1. Starting something new without ending something old
The trap: launching new initiatives without properly concluding existing ones.
The way forward: clearly identify what's ending before beginning something new. Create proper closure and mental space by officially concluding projects that are complete or no longer serving their purpose. This clarity prevents the accumulation of half-finished initiatives and allows teams to fully commit to new directions.
2. Trying to bring everyone along at once
The trap: attempting to get every team member on board with change simultaneously.
The way forward: begin with the people who show genuine excitement about change. These early adopters create momentum and demonstrate success, making wider adoption natural rather than forced. focus your initial energy on those who are ready to move forward, and let their enthusiasm become contagious.
3. New tools, old thinking
The trap: investing in new software while maintaining outdated processes and mindsets.
The way forward: recognize that transformation starts in the mind, not in the system. new software alone delivers minimal value when used with old thinking. Ensure your digital tools support new ways of working rather than simply digitizing outdated processes. Teal change requires rethinking the work itself, not just the tools used to perform it.
4. Transparency without decision-making
The trap: becoming so focused on open communication only that decisive leadership disappears.
The way forward: balance inclusivity with clear direction. While transparency builds trust, someone must ultimately make decisions and provide leadership. Create environments where input is valued, but establish clear decision-making frameworks to prevent paralysis by discussion. Transparency works when paired with decisive action.
5. Quick wins over structural change
The trap: pursuing fast, impressive-looking results that don't address fundamental issues.
The way forward: establish order before seeking victories. focus first on building a solid foundation through clear priorities and methodical groundwork. short-term wins are valuable when they contribute to structural improvements, but dangerous when they merely create the illusion of progress while deeper issues remain unaddressed.
6. The solo leadership approach
The trap: attempting to oversee and control every aspect of transformation personally.
The way forward: build a trusted team around you. Transformation requires distributed leadership—you cannot and should not make every decision alone. Identify capable people, give them genuine autonomy, and create networks of trust that extend your influence. the most effective leaders multiply their impact through others.
7. Refusing to let anyone go
The trap: trying to keep everyone on board, even those actively resistant to necessary change.
The way forward: accept that leadership sometimes means letting go. Not everyone will want to participate in the organization's evolution, and that's okay. Focus your limited energy on those willing to move forward rather than trying to convince determined skeptics. Sometimes, the best thing for both parties is to part ways.
8. Waiting for perfect conditions
The trap: delaying decisions until you have complete information or ideal circumstances.
The way forward: make bold decisions and adjust as you go. in rapidly changing environments, sometimes waiting creates more risk than acting with imperfect information. Start with your best understanding, build in feedback loops, and be ready to adapt. Forward movement with course corrections beats endless planning and perfect theories that never see implementation.
9. Transformation in presentation only
The trap: talking about change in meetings while maintaining status quo behaviors in day-to-day operations.

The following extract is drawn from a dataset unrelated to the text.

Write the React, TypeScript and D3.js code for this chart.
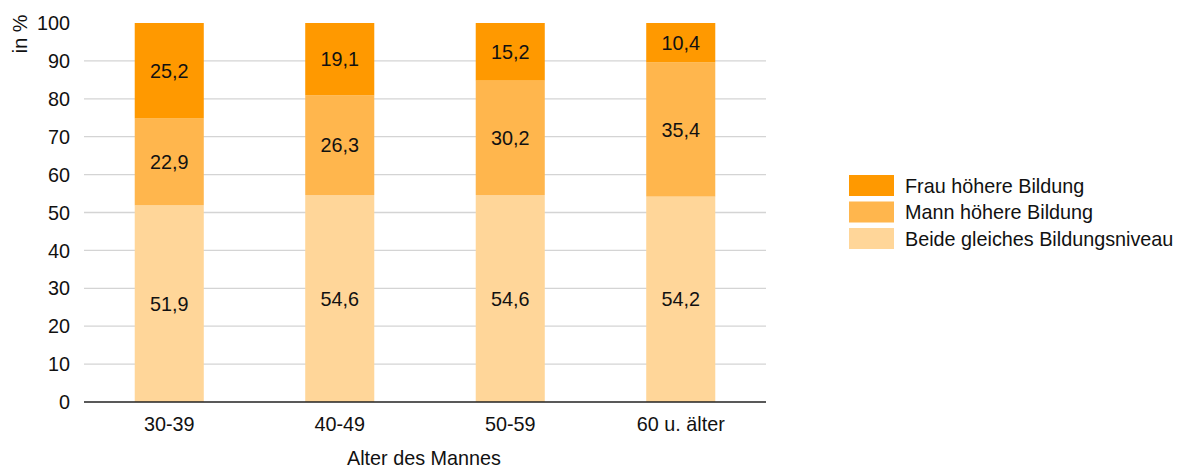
import React from "react";
import * as d3 from "d3";

// Age groups of the man and the share of each education constellation (in %)
const categories = ["30-39", "40-49", "50-59", "60 u. älter"];
const beideGleich = [51.9, 54.6, 54.6, 54.2];
const mannHoeher = [22.9, 26.3, 30.2, 35.4];
const frauHoeher = [25.2, 19.1, 15.2, 10.4];
const yTicks = [0, 10, 20, 30, 40, 50, 60, 70, 80, 90, 100];

const seriesNames = ["Beide gleiches Bildungsniveau", "Mann höhere Bildung", "Frau höhere Bildung"];
const seriesColors = ["#FFD699", "#FFB64D", "#FF9900"];

const W = 1185;
const H = 469;
const plot = { left: 84, right: 766, top: 23, bottom: 402 };
const font = "'Liberation Sans', Arial, sans-serif";
const fs = 19.8;

export default function App() {
  const rows = categories.map((c, i) => ({
    cat: c,
    s0: beideGleich[i],
    s1: mannHoeher[i],
    s2: frauHoeher[i],
  }));
  const stack = d3.stack<any>().keys(["s0", "s1", "s2"]);
  const stacked = stack(rows);

  const x = d3
    .scaleBand<string>()
    .domain(categories)
    .range([plot.left, plot.right])
    .paddingInner(0.595)
    .paddingOuter(0.2975);
  const y = d3.scaleLinear().domain([0, 100]).range([plot.bottom, plot.top]);

  const fmt = (v: number) => v.toFixed(1).replace(".", ",");

  const legendOrder = [2, 1, 0];

  return (
    <svg
      width={W}
      height={H}
      style={{ position: "absolute", left: 0, top: 0, background: "#fff" }}
      fontFamily={font}
    >
      {/* gridlines */}
      {yTicks
        .filter((t) => t > 0 && t < 100)
        .map((t) => (
          <line
            key={"g" + t}
            x1={plot.left}
            x2={plot.right}
            y1={y(t)}
            y2={y(t)}
            stroke="#d4d4d4"
            strokeWidth={1.3}
          />
        ))}
      {/* y tick labels */}
      {yTicks.map((t) => (
        <text
          key={"yt" + t}
          x={70}
          y={y(t)}
          dy="0.36em"
          textAnchor="end"
          fontSize={fs}
          fill="#111"
        >
          {t}
        </text>
      ))}
      {/* bars */}
      {stacked.map((layer, li) =>
        layer.map((d, i) => (
          <rect
            key={`b${li}-${i}`}
            x={x(categories[i])!}
            y={y(d[1])}
            width={x.bandwidth()}
            height={y(d[0]) - y(d[1])}
            fill={seriesColors[li]}
          />
        ))
      )}
      {/* value labels */}
      {stacked.map((layer, li) =>
        layer.map((d, i) => (
          <text
            key={`v${li}-${i}`}
            x={x(categories[i])! + x.bandwidth() / 2}
            y={y((d[0] + d[1]) / 2)}
            dy="0.36em"
            textAnchor="middle"
            fontSize={fs}
            fill="#111"
          >
            {fmt(d[1] - d[0])}
          </text>
        ))
      )}
      {/* x axis line */}
      <line x1={plot.left} x2={plot.right} y1={plot.bottom} y2={plot.bottom} stroke="#222" strokeWidth={1.3} />
      {/* x tick labels */}
      {categories.map((c) => (
        <text
          key={"xt" + c}
          x={x(c)! + x.bandwidth() / 2}
          y={431}
          textAnchor="middle"
          fontSize={fs}
          fill="#111"
        >
          {c}
        </text>
      ))}
      {/* axis titles */}
      <text x={424} y={464.5} textAnchor="middle" fontSize={fs} fill="#111">
        Alter des Mannes
      </text>
      <text
        transform={`translate(27,34) rotate(-90)`}
        textAnchor="middle"
        fontSize={fs}
        fill="#111"
      >
        in %
      </text>
      {/* legend */}
      {legendOrder.map((si, k) => (
        <g key={"lg" + si} transform={`translate(849,${175 + k * 26.5})`}>
          <rect width={45} height={21} fill={seriesColors[si]} />
          <text x={56} y={10.5} dy="0.36em" fontSize={fs} fill="#111">
            {seriesNames[si]}
          </text>
        </g>
      ))}
    </svg>
  );
}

The way forward: demonstrate change through your behavior, not just in presentations. Transformation must be visible in altered daily actions and decisions. Qhen leaders model new approaches rather than just talking about them, teams follow their example. The most powerful statement is not what you say about change, but how you personally embody it.
10. Treating transformation as an add-on
The rap: viewing organizational change as something to tackle alongside regular business activities.
The way forward: create dedicated capacity for transformation work. meaningful change cannot happen in the margins of already-full schedules. allocate specific time, resources, and attention to transformation initiatives. without this intentional commitment, the urgent will always crowd out the important, and transformation will remain an unfulfilled aspiration.
Transformation begins by recognizing and addressing these thinking traps, companies can create substantive change that goes beyond surface-level adjustments. True digital transformation needs grand visions, solid strategy, and smart use of the best technology— but it's also needs an environment where new ways of thinking and working can take root and flourish.